Mbabane: His Majesty’s Correctional Services (HMCS) has reported that the prisons’ only formal school, the Vulamasango Industrial School is overcrowded.
Learners at the school are equipped with essential life-skills so that they develop desirable attitude and behavior towards the environment and society. The school also serves as a program of education, formal and non-formal under the extension service.
The Service’s Public Relations Officer, Gugulethu Dlamini, stated that the overcrowding in the school is one challenge that they are facing as an organization but they are trying all they can to ensure the adherence to the Covid-19 regulations like social distancing, washing and sanitizing hands on the part of not only the inmates but the officers.
Dlamini said overcrowding in the prisons can be expected since convicts keep flowing in, with all the new comers going through the mandatory quarantine period of 14 days. She said inmates that show symptoms of the virus are tested. She did not delve much on the outcome of the results, saying it was a confidential matter.
On the other hand, Dlamini mentioned that teachers at the school are exempt from donning the prisons’ uniform lest they interfered with the smooth flow of educating the inmates. Said the PRO; “Despite being convicts, we do not want the inmates at the school to feel like inmates and hence the resolution to excuse the teachers from wearing the uniform, who are also employed by the service as officers.”

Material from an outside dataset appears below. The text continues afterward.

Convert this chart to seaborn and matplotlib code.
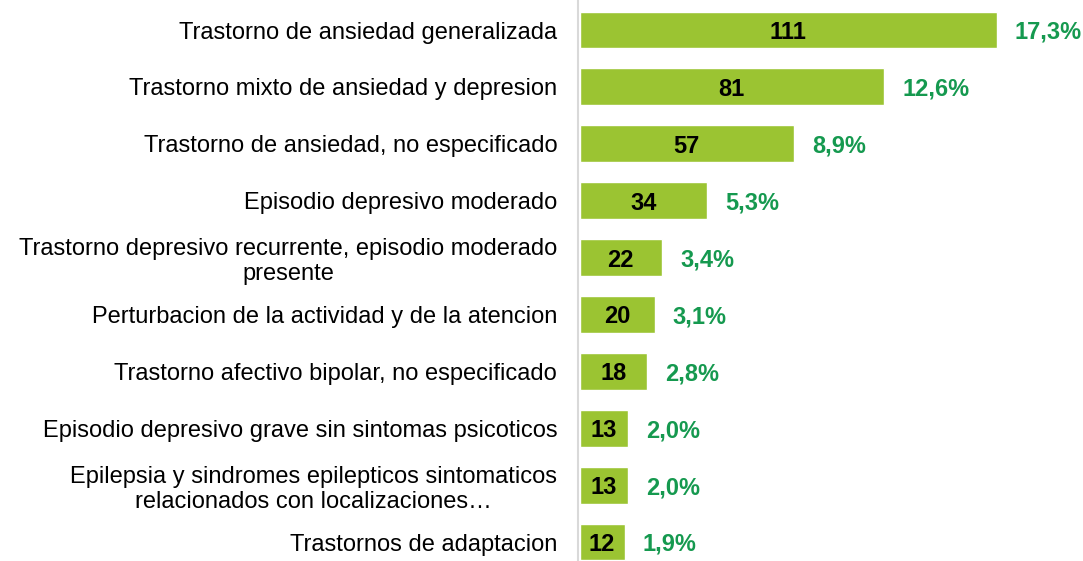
import matplotlib
matplotlib.use("Agg")
import matplotlib.pyplot as plt
import seaborn as sns
import pandas as pd

categories = [
    "Trastorno de ansiedad generalizada",
    "Trastorno mixto de ansiedad y depresion",
    "Trastorno de ansiedad, no especificado",
    "Episodio depresivo moderado",
    "Trastorno depresivo recurrente, episodio moderado\npresente",
    "Perturbacion de la actividad y de la atencion",
    "Trastorno afectivo bipolar, no especificado",
    "Episodio depresivo grave sin sintomas psicoticos",
    "Epilepsia y sindromes epilepticos sintomaticos\nrelacionados con localizaciones…",
    "Trastornos de adaptacion",
]
counts = [111, 81, 57, 34, 22, 20, 18, 13, 13, 12]
percents = [17.3, 12.6, 8.9, 5.3, 3.4, 3.1, 2.8, 2.0, 2.0, 1.9]

df = pd.DataFrame({"cat": categories, "n": counts, "pct": percents})

sns.set_theme(style="white")
plt.rcParams["font.family"] = ["Liberation Sans", "DejaVu Sans"]

W, H = 1083, 561
fig = plt.figure(figsize=(W / 100, H / 100), dpi=100)
ax_left = 578 / W
ax = fig.add_axes([ax_left, 0, 1 - ax_left, 1])

bar_color = "#9BC432"
pct_color = "#15994F"
fs = 17

sns.barplot(data=df, x="n", y="cat", orient="h", color=bar_color,
            width=0.65, ax=ax, saturation=1)

px_per_unit = (997 - 580) / 111
ax.set_xlim(-1.5 / px_per_unit, (W - 580) / px_per_unit)
spacing = (542 - 30) / 9
ax.set_ylim(9 + (H - 542) / spacing, -30 / spacing)

for i, (n, p) in enumerate(zip(counts, percents)):
    ax.text(n / 2, i, f"{n}", ha="center", va="center_baseline", fontsize=fs,
            fontweight="bold", color="black")
    ax.text(n + 18 / px_per_unit, i, f"{p:.1f}%".replace(".", ","),
            ha="left", va="center_baseline", fontsize=fs, fontweight="bold",
            color=pct_color)

ax.set_xlabel("")
ax.set_ylabel("")
ax.set_xticks([])
ax.tick_params(axis="y", length=0, pad=15, labelsize=fs, labelcolor="black")
for lab in ax.get_yticklabels():
    lab.set_multialignment("center")

for s in ["top", "right", "bottom"]:
    ax.spines[s].set_visible(False)
ax.spines["left"].set_color("#D9D9D9")
ax.spines["left"].set_linewidth(1.5)

fig.savefig("out.png", dpi=100)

She said the inmates are treated like normal school children and not treated as inmates, and even they do not wear the inmates’ prisons’ garb.
Finger Prints
The Prisons’ spokesperson said working together with the Criminal Justice System in 2018 they scrapped off the scholars’ finger prints, all to assist them to pursue further education at higher learning institutions. They have made progress in getting the learners to further their education at tertiary institutions like the University of Eswatini (UNESWA) and William Pitcher Teachers’ Training College, said the spokesperson. Some have gone to the Vocational Training Institution Management (VOCTIM). Dlamini said the scrapping off of the finger prints was an undertaking to allow inmates with previous convictions to be employed or further their education, adding that the move was not an option but a necessity if the inmates’ education would not be in vain.